### TASK TO CARRY OUT
All lines in the data bearing the string "diagram" should be identified and copied.
'''
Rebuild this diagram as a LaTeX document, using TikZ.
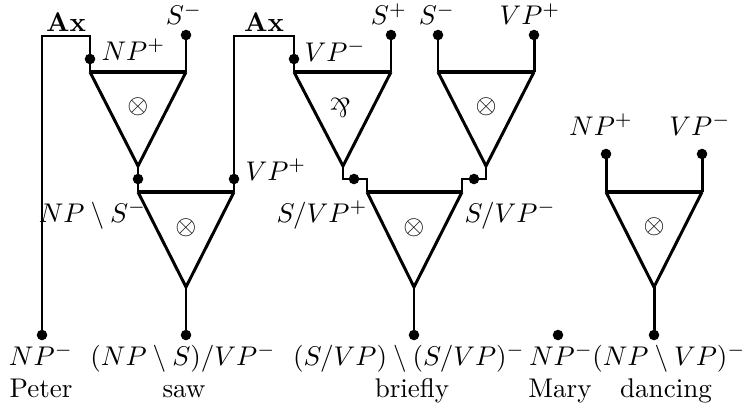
\documentclass[tikz,border=0pt]{standalone}
\usepackage{graphicx}
\begin{document}
\begin{tikzpicture}[x=0.37pt,y=-0.37pt,
  wire/.style={line width=1.1pt},
  top/.style={line width=1.5pt},
  dot/.style={circle,fill=black,inner sep=0pt,minimum size=3.9pt},
  lbl/.style={inner sep=0pt},
  sym/.style={inner sep=0pt}]
\useasboundingbox (0,0) rectangle (747,411);
% triangle corners
\coordinate (t1l) at (90,72);  \coordinate (t1r) at (186,72);  \coordinate (t1a) at (138,166);
\coordinate (t2l) at (138,192); \coordinate (t2r) at (234,192); \coordinate (t2a) at (186,287);
\coordinate (t3l) at (294,72); \coordinate (t3r) at (391,72);  \coordinate (t3a) at (343,166);
\coordinate (t4l) at (438,72); \coordinate (t4r) at (534,72);  \coordinate (t4a) at (486,166);
\coordinate (t5l) at (367,192); \coordinate (t5r) at (462,192); \coordinate (t5a) at (414,287);
\coordinate (t6l) at (606,192); \coordinate (t6r) at (702,192); \coordinate (t6a) at (654,287);
% corners of links
\coordinate (ax1l) at (42,36); \coordinate (ax1r) at (90,36);
\coordinate (ax2l) at (234,36); \coordinate (ax2r) at (294,36);
\coordinate (k1) at (343,179); \coordinate (k2) at (367,179);
\coordinate (k3) at (486,179); \coordinate (k4) at (462,179);
% dots
\node[dot] (d1) at (90,59) {};
\node[dot] (d2) at (186,35) {};
\node[dot] (d3) at (138,179) {};
\node[dot] (d4) at (234,179) {};
\node[dot] (d5) at (294,59) {};
\node[dot] (d6) at (391,35) {};
\node[dot] (d7) at (354,179) {};
\node[dot] (d8) at (438,35) {};
\node[dot] (d9) at (534,35) {};
\node[dot] (d10) at (474,179) {};
\node[dot] (d11) at (606,154) {};
\node[dot] (d12) at (702,154) {};
\node[dot] (b1) at (42,335) {};
\node[dot] (b2) at (186,335) {};
\node[dot] (b3) at (414,335) {};
\node[dot] (b4) at (558,335) {};
\node[dot] (b5) at (654,335) {};
% triangles
\foreach \t in {1,...,6}{
  \draw[wire,line join=miter] (t\t l) -- (t\t a) -- (t\t r);
  \draw[top] (t\t l) -- (t\t r);
}
\node[sym] (s1) at (138,107) {$\otimes$};
\node[sym] (s2) at (186,228) {$\otimes$};
\node[sym] (s3) at (340,108) {\rotatebox[origin=c]{180}{\&}};
\node[sym] (s4) at (486,107) {$\otimes$};
\node[sym] (s5) at (414,228) {$\otimes$};
\node[sym] (s6) at (654,227) {$\otimes$};
% links
\draw[wire] (t1l) -- (ax1r) -- (ax1l) -- (b1.center);
\draw[wire] (d2.center) -- (t1r);
\draw[wire] (t1a) -- (t2l);
\draw[wire] (t2r) -- (ax2l) -- (ax2r) -- (t3l);
\draw[wire] (d6.center) -- (t3r);
\draw[wire] (t3a) -- (k1) -- (k2) -- (t5l);
\draw[wire] (d8.center) -- (t4l);
\draw[wire] (d9.center) -- (t4r);
\draw[wire] (t4a) -- (k3) -- (k4) -- (t5r);
\draw[wire] (t2a) -- (b2.center);
\draw[wire] (t5a) -- (b3.center);
\draw[wire] (t6a) -- (b5.center);
\draw[wire] (d11.center) -- (t6l);
\draw[wire] (d12.center) -- (t6r);
% labels
\node[lbl,anchor=base] (ax1) at (66,31) {\textbf{Ax}};
\node[lbl,anchor=base] (ax2) at (264,31) {\textbf{Ax}};
\node[lbl,anchor=base west] (l1) at (101,60) {$NP^{+}$};
\node[lbl,anchor=base] (l2) at (184,25) {$S^{-}$};
\node[lbl,anchor=base west] (l3) at (304,61) {$VP^{-}$};
\node[lbl,anchor=base] (l4) at (389,25) {$S^{+}$};
\node[lbl,anchor=base] (l5) at (437,25) {$S^{-}$};
\node[lbl,anchor=base] (l6) at (530,25) {$VP^{+}$};
\node[lbl,anchor=base west] (l7) at (245,180) {$VP^{+}$};
\node[lbl,anchor=base east] (l8) at (147,222) {$NP\setminus S^{-}$};
\node[lbl,anchor=base east] (l9) at (368,222) {$S/VP^{+}$};
\node[lbl,anchor=base west] (l10) at (464,222) {$S/VP^{-}$};
\node[lbl,anchor=base] (l11) at (601,135) {$NP^{+}$};
\node[lbl,anchor=base] (l12) at (700,135) {$VP^{-}$};
% bottom
\node[lbl,anchor=base] (f1) at (41,365) {$NP^{-}$};
\node[lbl,anchor=base] (f2) at (183,365) {$(NP\setminus S)/VP^{-}$};
\node[lbl,anchor=base] (f3) at (409,365) {$(S/VP)\setminus(S/VP)^{-}$};
\node[lbl,anchor=base] (f4) at (561,365) {$NP^{-}$};
\node[lbl,anchor=base] (f5) at (669,365) {$(NP\setminus VP)^{-}$};
\node[lbl,anchor=base] (w1) at (41,397) {Peter};
\node[lbl,anchor=base] (w2) at (184,397) {saw};
\node[lbl,anchor=base] (w3) at (412,397) {briefly};
\node[lbl,anchor=base] (w4) at (560,397) {Mary};
\node[lbl,anchor=base] (w5) at (666,397) {dancing};
\end{tikzpicture}
\end{document}
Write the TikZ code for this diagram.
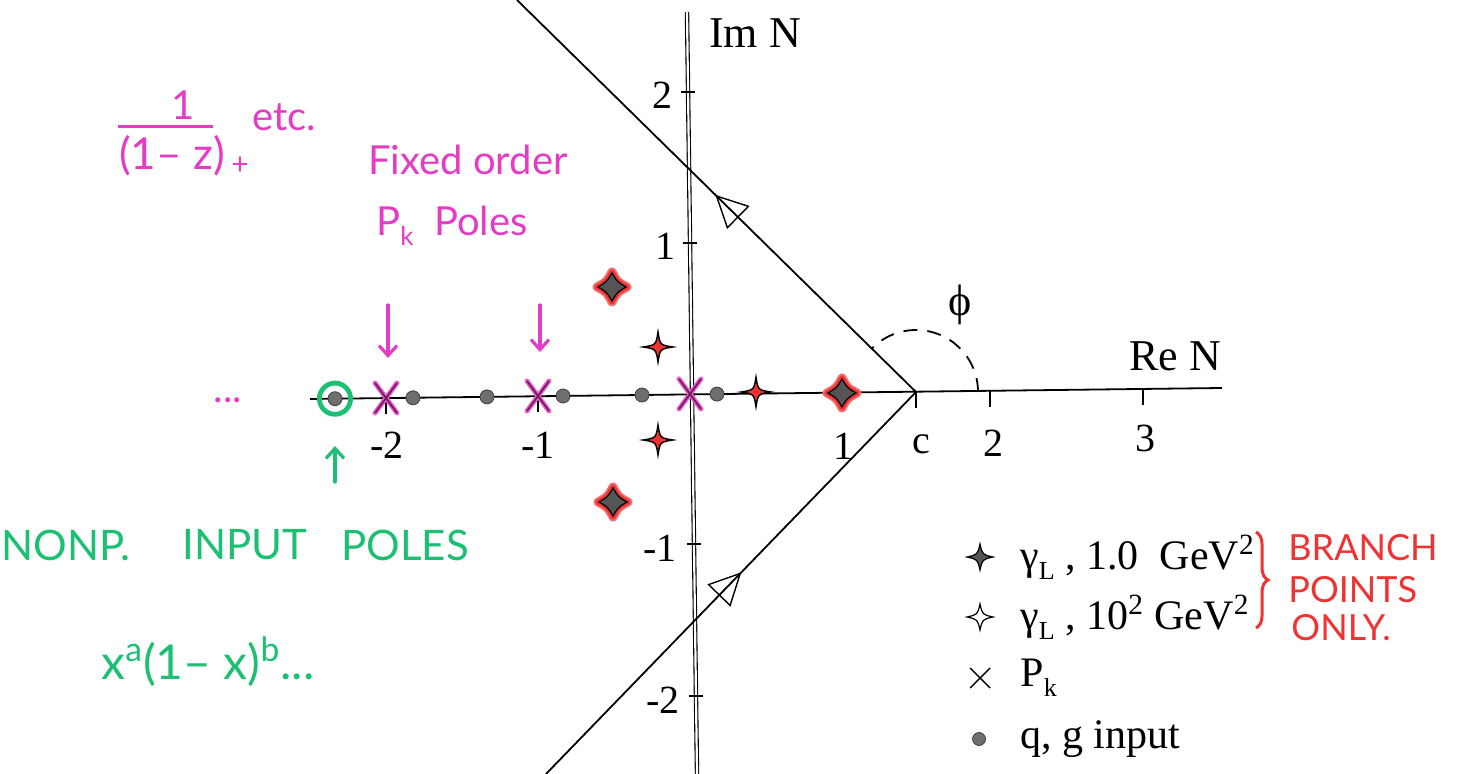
\documentclass[tikz,border=0pt]{standalone}
\usepackage{fontspec}
\setmainfont{Liberation Serif}
\newfontfamily\hand{Lato}
\usetikzlibrary{arrows.meta,decorations.markings,decorations.pathreplacing}
\definecolor{mag}{HTML}{E43CC4}
\definecolor{grn}{HTML}{1DBF73}
\definecolor{redh}{HTML}{EE3333}
\definecolor{dotgray}{HTML}{6E6E6E}
\definecolor{stargray}{HTML}{555555}
\newcommand{\lowidx}[1]{\raisebox{-0.5ex}{\fontsize{13}{13}\selectfont #1}}
\tikzset{
  axisline/.style={line width=0.9pt, black},
  contour/.style={line width=0.9pt, black},
  tickline/.style={line width=0.8pt, black},
  qdot/.style={circle, fill=dotgray, draw=black!75, line width=0.4pt, inner sep=0pt, minimum size=7pt},
  lbl/.style={font=\fontsize{20}{24}\selectfont, inner sep=0pt},
  axlbl/.style={font=\fontsize{22}{26}\selectfont, inner sep=0pt},
  legtext/.style={font=\fontsize{21}{25}\selectfont, inner sep=0pt, anchor=west},
  handmag/.style={text=mag, font=\hand\fontsize{20}{23}\selectfont, inner sep=0pt},
  handgrn/.style={text=grn, font=\hand\fontsize{21}{24}\selectfont, inner sep=0pt},
  handred/.style={text=redh, font=\hand\fontsize{18}{20}\selectfont, inner sep=0pt},
  handarrow/.style={line width=1.6pt, line cap=round, -{Straight Barb[length=5pt,width=9pt,line width=1.6pt]}},
  opentri/.style={decoration={markings, mark=at position #1 with {
      \draw[line width=0.7pt, line join=miter] (0,0) -- (-15pt,7.5pt) -- (-15pt,-7.5pt) -- cycle;}},
    postaction={decorate}},
  pics/smallstar/.style={code={
    \path[pic actions] (7.5pt,0) .. controls (1pt,1pt) .. (0,7.5pt) .. controls (-1pt,1pt) .. (-7.5pt,0)
      .. controls (-1pt,-1pt) .. (0,-7.5pt) .. controls (1pt,-1pt) .. cycle;
  }},
  pics/legstar/.style={code={
    \path[pic actions] (6.5pt,0) .. controls (1.2pt,1.2pt) .. (0,6.5pt) .. controls (-1.2pt,1.2pt) .. (-6.5pt,0)
      .. controls (-1.2pt,-1.2pt) .. (0,-6.5pt) .. controls (1.2pt,-1.2pt) .. cycle;
  }},
  pics/bigstar/.style={code={
    \path[draw=redh!70, line width=4.5pt, line join=round] (7.5pt,0) .. controls (2.6pt,2.6pt) .. (0,7.5pt) .. controls (-2.6pt,2.6pt) .. (-7.5pt,0)
      .. controls (-2.6pt,-2.6pt) .. (0,-7.5pt) .. controls (2.6pt,-2.6pt) .. cycle;
    \path[draw=redh, line width=2.6pt, line join=round] (7.5pt,0) .. controls (2.6pt,2.6pt) .. (0,7.5pt) .. controls (-2.6pt,2.6pt) .. (-7.5pt,0)
      .. controls (-2.6pt,-2.6pt) .. (0,-7.5pt) .. controls (2.6pt,-2.6pt) .. cycle;
    \path[fill=stargray, draw=black, line width=0.6pt] (7pt,0) .. controls (2.6pt,2.6pt) .. (0,7pt) .. controls (-2.6pt,2.6pt) .. (-7pt,0)
      .. controls (-2.6pt,-2.6pt) .. (0,-7pt) .. controls (2.6pt,-2.6pt) .. cycle;
  }},
  pics/pkx/.style={code={
    \draw[mag!85, line width=2.4pt, line cap=round] (-5.5pt,-7.5pt) -- (5.5pt,7.5pt) (-5.5pt,7.5pt) -- (5.5pt,-7.5pt);
    \draw[black!55!mag, line width=0.8pt] (-5.5pt,-7.5pt) -- (5.5pt,7.5pt) (-5.5pt,7.5pt) -- (5.5pt,-7.5pt);
  }},
  pics/legx/.style={code={
    \draw[black, line width=0.7pt] (-5pt,-5pt) -- (5pt,5pt) (-5pt,5pt) -- (5pt,-5pt);
  }},
}
\begin{document}
\begin{tikzpicture}[x=0.5pt,y=-0.5pt]
\useasboundingbox[fill=white] (0,0) rectangle (1461,774);

% ---------- axes ----------
\coordinate (hl) at (310,399);
\coordinate (hr) at (1222,388);
\coordinate (vt) at (687,12);
\coordinate (vb) at (697,774);
\coordinate (c) at (916,392);
\draw[axisline] (hl) -- (hr);
\draw[double=white, double distance=1.1pt, line width=0.55pt] (vt) -- (vb);

% real-axis ticks
\foreach \x/\y in {386/398,538/396,843/393,916/392,990/391,1143/389}
  \draw[tickline] (\x,\y) -- (\x,\y+16);
% imaginary-axis ticks
\foreach \x/\y in {688/92,690/243,694/544,696/696}
  \draw[tickline] (\x-7,\y) -- (\x+7,\y);

% tick labels
\node[lbl] (lm2) at (387,445) {-2};
\node[lbl] (lm1) at (538,445) {-1};
\node[lbl] (l1) at (843,446) {1};
\node[lbl] (lc) at (921,444) {c};
\node[lbl] (l2) at (993,443) {2};
\node[lbl] (l3) at (1145,438) {3};
\node[lbl] (i2) at (662,95) {2};
\node[lbl] (i1) at (665,246) {1};
\node[lbl] (im1) at (660,548) {-1};
\node[lbl] (im2) at (663,700) {-2};
\node[axlbl] (imN) at (755,33) {Im N};
\node[axlbl] (reN) at (1175,356) {Re N};
\node[axlbl] (phi) at (960,305) {ϕ};

% ---------- contour ----------
\coordinate (ctop) at (517,0);
\coordinate (cbot) at (546,774);
\draw[contour, opentri=0.5] (c) -- (ctop);
\draw[contour, opentri=0.525] (cbot) -- (c);
\draw[line width=0.9pt, dash pattern=on 7pt off 5pt] (c) ++(0:31pt) arc[start angle=0, end angle=135, radius=31pt];

% ---------- poles ----------
\node[qdot] (d1) at (335,398.7) {};
\node[qdot] (d2) at (413,397.8) {};
\node[qdot] (d3) at (487,396.9) {};
\node[qdot] (d4) at (563,396) {};
\node[qdot] (d5) at (642,395) {};
\node[qdot] (d6) at (717,394.1) {};
\pic (x1) at (386,398) {pkx};
\pic (x2) at (538,396) {pkx};
\pic (x3) at (690,394) {pkx};

\pic[fill=redh, draw=black, line width=0.7pt] (s1) at (658,347) {smallstar};
\pic[fill=redh, draw=black, line width=0.7pt] (s2) at (658,440) {smallstar};
\pic[fill=redh, draw=black, line width=0.7pt] (s3) at (756,392) {smallstar};
\pic (b1) at (612,287) {bigstar};
\pic (b2) at (613,502) {bigstar};
\pic (b3) at (842,393) {bigstar};

% ---------- legend ----------
\pic[fill=stargray, draw=black, line width=0.6pt] (ls1) at (980,557) {legstar};
\pic[fill=white, draw=black, line width=0.6pt] (ls2) at (980,617) {legstar};
\pic (lx) at (980,678) {legx};
\node[qdot, minimum size=6.5pt] (ld) at (979,739) {};
\node[legtext] (t1) at (1020,557) {γ\lowidx{L} , 1.0\ \ GeV\textsuperscript{2}};
\node[legtext] (t2) at (1020,617) {γ\lowidx{L} , 10\textsuperscript{2} GeV\textsuperscript{2}};
\node[legtext] (t3) at (1020,678) {P\lowidx{k}};
\node[legtext] (t4) at (1020,739) {q, g input};

% ---------- red annotation ----------
\coordinate (brt) at (1256,532);
\coordinate (brb) at (1256,628);
\draw[redh, line width=1.5pt, decorate, decoration={brace, amplitude=6pt}] (brt) -- (brb);
\node[handred, anchor=west] (br1) at (1288,548) {BRANCH};
\node[handred, anchor=west] (br2) at (1288,590) {POINTS};
\node[handred, anchor=west] (br3) at (1291,628) {ONLY.};

% ---------- magenta annotation ----------
\node[handmag] (num) at (183,105) {1};
\coordinate (fbl) at (118,127);
\coordinate (fbr) at (213,127);
\draw[mag, line width=1.5pt] (fbl) -- (fbr);
\node[handmag, font=\hand\fontsize{22}{24}\selectfont] (den) at (172,156) {(1– z)};
\node[handmag, font=\hand\fontsize{15}{16}\selectfont] (plus) at (240,166) {+};
\node[handmag] (etc) at (284,117) {etc.};
\node[handmag] (fo) at (468,160) {Fixed order};
\node[handmag] (pk) at (452,226) {P\lowidx{k}\ \ Poles};
\node[handmag] (dots) at (228,400) {...};
\coordinate (a1s) at (388,305);
\coordinate (a1e) at (388,358);
\coordinate (a2s) at (540,305);
\coordinate (a2e) at (540,352);
\draw[mag, handarrow] (a1s) -- (a1e);
\draw[mag, handarrow] (a2s) -- (a2e);

% ---------- green annotation ----------
\draw[grn, line width=2.4pt] (d1) circle (7.8pt);
\coordinate (g1s) at (335,482);
\coordinate (g1e) at (335,446);
\draw[grn, handarrow] (g1s) -- (g1e);
\node[handgrn] (w1) at (66,545) {NONP.};
\node[handgrn] (w2) at (245,545) {INPUT};
\node[handgrn] (w3) at (405,545) {POLES};
\node[handgrn, font=\hand\fontsize{24}{27}\selectfont] (xab) at (208,662) {x\textsuperscript{a}(1– x)\textsuperscript{b}...};
\end{tikzpicture}
\end{document}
'''
### OUTPUT FOR THIS EXERCISE
Rebuild this diagram as a LaTeX document, using TikZ.
Write the TikZ code for this diagram.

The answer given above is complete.